*Dataset*.
——
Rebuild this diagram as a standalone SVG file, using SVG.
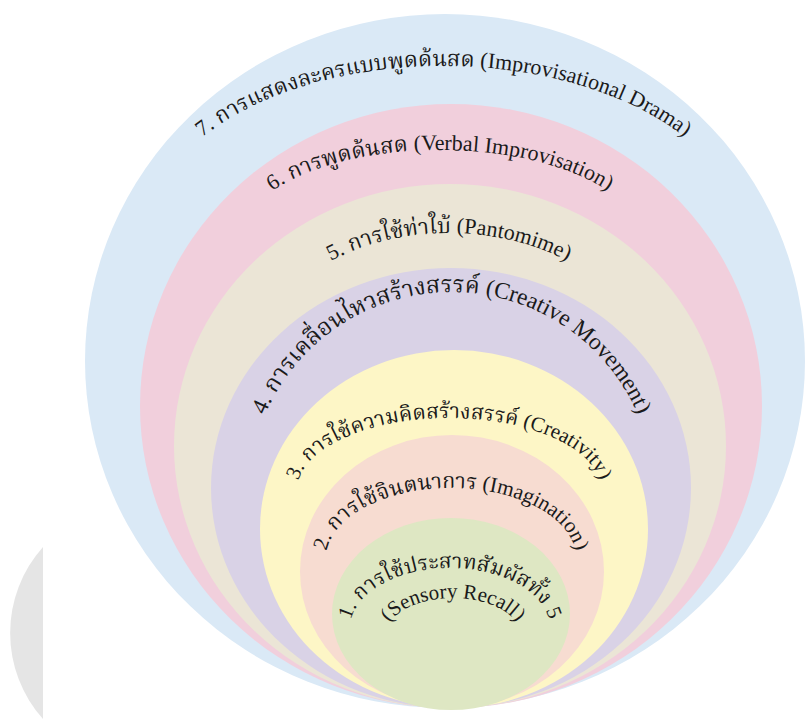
——
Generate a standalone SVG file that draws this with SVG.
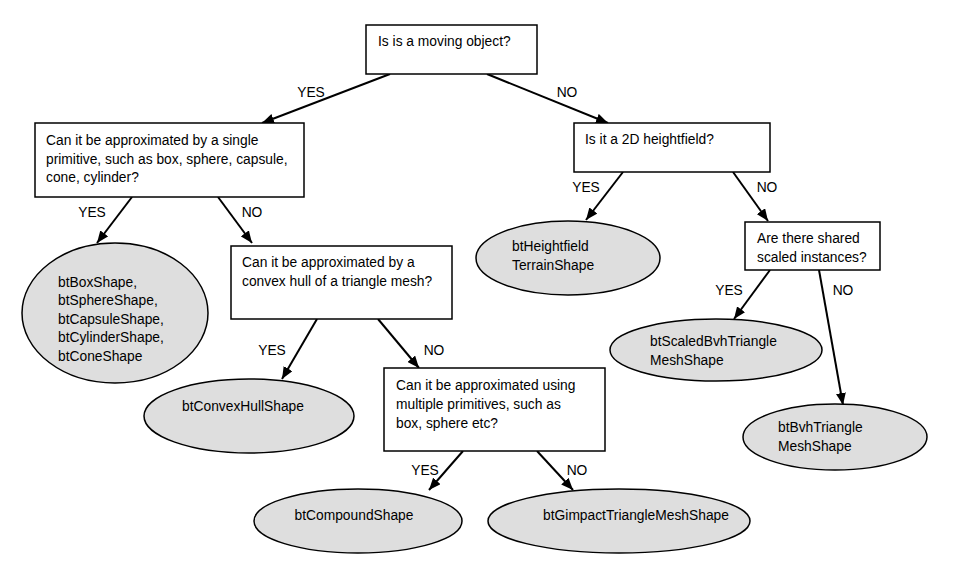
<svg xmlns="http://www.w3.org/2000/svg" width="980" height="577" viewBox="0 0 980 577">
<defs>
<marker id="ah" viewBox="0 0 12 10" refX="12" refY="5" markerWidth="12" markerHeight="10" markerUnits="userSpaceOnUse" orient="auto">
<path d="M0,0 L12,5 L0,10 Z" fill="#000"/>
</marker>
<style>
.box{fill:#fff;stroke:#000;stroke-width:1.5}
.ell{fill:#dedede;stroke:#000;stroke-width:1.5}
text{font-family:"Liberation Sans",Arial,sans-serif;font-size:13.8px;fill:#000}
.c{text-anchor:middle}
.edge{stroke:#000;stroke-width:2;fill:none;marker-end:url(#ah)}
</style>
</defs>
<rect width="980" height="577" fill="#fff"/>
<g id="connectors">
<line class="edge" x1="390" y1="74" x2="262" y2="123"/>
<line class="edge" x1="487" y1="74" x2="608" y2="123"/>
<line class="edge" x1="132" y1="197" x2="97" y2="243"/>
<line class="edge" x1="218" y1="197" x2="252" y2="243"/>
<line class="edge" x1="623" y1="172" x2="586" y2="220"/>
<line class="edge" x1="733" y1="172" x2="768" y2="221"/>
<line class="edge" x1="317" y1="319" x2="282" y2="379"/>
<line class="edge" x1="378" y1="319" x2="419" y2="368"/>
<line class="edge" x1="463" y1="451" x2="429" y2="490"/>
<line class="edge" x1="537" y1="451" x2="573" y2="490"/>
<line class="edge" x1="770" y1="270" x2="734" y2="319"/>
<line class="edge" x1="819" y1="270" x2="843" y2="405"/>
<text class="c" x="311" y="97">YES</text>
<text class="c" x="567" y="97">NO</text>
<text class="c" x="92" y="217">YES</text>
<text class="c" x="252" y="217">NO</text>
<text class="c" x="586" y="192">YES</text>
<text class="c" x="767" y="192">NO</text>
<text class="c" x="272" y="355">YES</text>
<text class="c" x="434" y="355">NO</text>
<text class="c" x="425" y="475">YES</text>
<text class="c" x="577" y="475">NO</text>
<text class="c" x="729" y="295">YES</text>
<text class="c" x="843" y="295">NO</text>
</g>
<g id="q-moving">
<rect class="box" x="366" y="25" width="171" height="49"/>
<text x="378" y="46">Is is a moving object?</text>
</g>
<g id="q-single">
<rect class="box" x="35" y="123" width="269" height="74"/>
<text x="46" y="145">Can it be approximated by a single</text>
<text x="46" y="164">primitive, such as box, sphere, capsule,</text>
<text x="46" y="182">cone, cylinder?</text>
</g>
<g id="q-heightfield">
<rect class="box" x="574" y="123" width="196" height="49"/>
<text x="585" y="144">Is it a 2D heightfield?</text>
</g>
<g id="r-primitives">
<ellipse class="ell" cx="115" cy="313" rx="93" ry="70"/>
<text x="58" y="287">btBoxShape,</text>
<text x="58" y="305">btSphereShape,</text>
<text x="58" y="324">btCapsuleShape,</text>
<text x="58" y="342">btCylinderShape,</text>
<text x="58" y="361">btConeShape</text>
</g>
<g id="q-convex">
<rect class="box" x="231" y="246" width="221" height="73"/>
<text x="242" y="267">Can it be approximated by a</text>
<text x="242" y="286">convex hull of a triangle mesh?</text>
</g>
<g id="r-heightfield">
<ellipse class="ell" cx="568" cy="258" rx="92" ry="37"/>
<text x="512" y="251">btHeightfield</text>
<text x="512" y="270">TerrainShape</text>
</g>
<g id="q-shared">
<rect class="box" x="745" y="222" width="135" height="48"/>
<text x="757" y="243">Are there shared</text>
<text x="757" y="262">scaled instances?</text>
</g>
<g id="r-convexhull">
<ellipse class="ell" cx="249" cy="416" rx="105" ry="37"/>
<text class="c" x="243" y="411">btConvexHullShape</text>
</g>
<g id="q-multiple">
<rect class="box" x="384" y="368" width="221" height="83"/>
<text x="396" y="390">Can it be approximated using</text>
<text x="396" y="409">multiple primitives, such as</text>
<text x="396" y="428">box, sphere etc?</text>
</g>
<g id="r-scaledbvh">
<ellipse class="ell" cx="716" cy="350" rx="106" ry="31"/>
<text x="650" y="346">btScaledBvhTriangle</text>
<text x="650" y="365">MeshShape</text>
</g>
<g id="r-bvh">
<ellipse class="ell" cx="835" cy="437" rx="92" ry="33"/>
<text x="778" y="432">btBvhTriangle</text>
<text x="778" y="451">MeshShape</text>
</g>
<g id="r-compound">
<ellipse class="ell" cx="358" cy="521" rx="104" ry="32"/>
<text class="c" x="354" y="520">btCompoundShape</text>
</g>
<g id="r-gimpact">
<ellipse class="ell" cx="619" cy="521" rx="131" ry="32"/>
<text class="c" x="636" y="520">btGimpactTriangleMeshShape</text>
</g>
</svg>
——
*What needs to be done*.
Copy all lines from the material that hold "file".

*Task solution*.
Rebuild this diagram as a standalone SVG file, using SVG.
Generate a standalone SVG file that draws this with SVG.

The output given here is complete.